>> START DATA

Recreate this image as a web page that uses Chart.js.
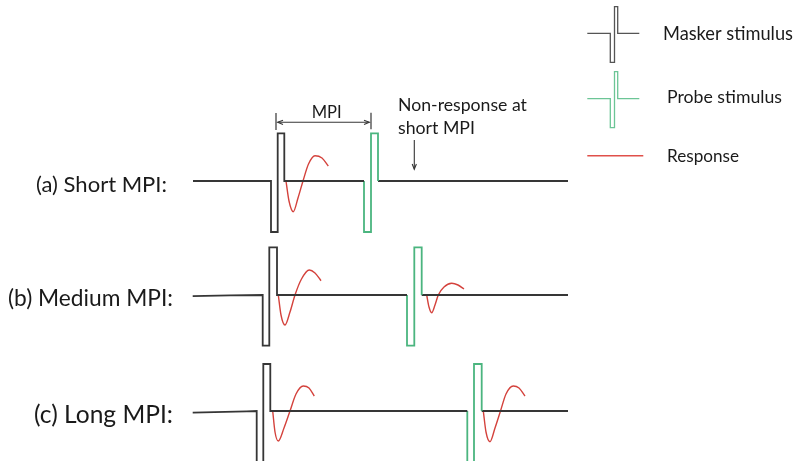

>> END DATA
>> START DATA

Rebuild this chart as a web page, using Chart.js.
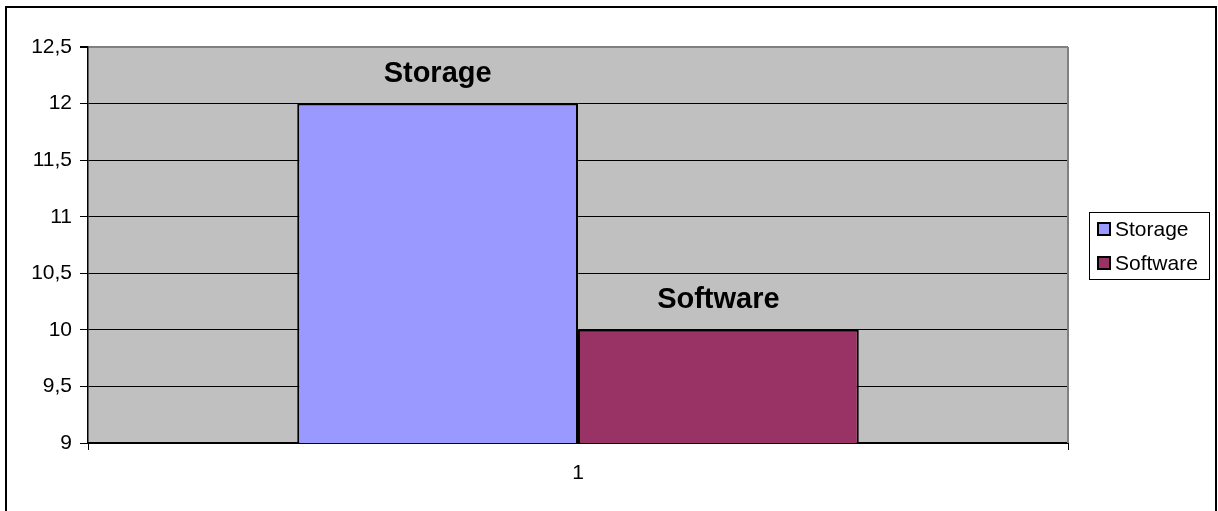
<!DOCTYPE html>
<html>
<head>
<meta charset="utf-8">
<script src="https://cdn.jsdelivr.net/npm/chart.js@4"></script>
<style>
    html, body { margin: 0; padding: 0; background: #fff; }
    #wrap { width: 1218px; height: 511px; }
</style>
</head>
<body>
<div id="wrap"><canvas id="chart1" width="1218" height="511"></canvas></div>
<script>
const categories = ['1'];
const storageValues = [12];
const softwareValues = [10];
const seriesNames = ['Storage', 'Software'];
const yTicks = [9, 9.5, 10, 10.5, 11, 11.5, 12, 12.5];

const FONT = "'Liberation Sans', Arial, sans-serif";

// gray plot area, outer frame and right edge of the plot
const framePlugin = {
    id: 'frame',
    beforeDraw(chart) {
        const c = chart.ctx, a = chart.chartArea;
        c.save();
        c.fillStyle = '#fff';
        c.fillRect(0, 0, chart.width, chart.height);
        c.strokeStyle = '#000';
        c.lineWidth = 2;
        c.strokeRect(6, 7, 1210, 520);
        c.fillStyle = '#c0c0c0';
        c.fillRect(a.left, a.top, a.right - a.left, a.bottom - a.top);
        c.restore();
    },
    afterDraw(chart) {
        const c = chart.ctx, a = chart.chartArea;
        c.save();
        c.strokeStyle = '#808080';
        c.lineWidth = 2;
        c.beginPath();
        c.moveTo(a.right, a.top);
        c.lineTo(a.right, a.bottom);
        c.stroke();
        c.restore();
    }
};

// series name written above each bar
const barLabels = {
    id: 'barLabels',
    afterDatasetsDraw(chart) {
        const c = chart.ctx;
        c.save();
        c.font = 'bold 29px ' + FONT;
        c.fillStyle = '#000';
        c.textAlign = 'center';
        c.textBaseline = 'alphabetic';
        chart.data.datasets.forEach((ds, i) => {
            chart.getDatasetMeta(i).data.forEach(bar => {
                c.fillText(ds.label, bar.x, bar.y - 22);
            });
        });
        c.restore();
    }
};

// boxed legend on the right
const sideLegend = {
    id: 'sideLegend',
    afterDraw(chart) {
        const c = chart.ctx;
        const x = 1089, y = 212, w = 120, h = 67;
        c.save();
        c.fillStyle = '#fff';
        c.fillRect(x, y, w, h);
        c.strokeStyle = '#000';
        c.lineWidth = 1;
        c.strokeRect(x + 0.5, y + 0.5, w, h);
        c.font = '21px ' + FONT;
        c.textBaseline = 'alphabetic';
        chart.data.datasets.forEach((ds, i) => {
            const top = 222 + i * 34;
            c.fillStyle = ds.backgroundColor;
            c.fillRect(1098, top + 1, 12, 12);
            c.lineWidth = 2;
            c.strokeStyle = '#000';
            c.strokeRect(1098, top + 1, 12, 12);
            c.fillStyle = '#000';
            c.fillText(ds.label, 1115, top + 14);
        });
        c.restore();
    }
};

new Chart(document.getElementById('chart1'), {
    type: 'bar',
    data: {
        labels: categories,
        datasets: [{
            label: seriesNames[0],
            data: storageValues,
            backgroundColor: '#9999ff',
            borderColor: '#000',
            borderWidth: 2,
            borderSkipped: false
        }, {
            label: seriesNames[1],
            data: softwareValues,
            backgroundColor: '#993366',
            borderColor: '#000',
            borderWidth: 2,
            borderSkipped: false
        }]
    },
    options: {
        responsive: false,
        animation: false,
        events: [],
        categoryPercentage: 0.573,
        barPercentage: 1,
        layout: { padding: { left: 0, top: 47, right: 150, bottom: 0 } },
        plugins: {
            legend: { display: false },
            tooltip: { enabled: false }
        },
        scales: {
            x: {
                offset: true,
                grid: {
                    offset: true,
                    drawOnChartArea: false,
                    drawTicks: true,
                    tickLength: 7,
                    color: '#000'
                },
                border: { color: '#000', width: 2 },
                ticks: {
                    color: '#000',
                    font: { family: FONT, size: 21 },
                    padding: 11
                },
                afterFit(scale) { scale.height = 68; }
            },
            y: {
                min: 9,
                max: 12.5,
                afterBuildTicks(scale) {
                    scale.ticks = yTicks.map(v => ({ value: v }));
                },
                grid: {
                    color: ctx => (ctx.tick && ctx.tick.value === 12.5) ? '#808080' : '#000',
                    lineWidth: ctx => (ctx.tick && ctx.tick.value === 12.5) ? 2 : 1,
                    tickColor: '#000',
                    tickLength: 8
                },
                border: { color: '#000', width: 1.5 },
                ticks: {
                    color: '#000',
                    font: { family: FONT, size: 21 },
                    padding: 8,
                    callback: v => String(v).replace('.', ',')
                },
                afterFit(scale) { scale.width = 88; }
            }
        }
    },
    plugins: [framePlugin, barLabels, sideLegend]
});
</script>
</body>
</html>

>> END DATA

### DIRECTIVE
Look through the entries above and count each line holding "this"; report the count alone.

### EXERCISE ANSWER
2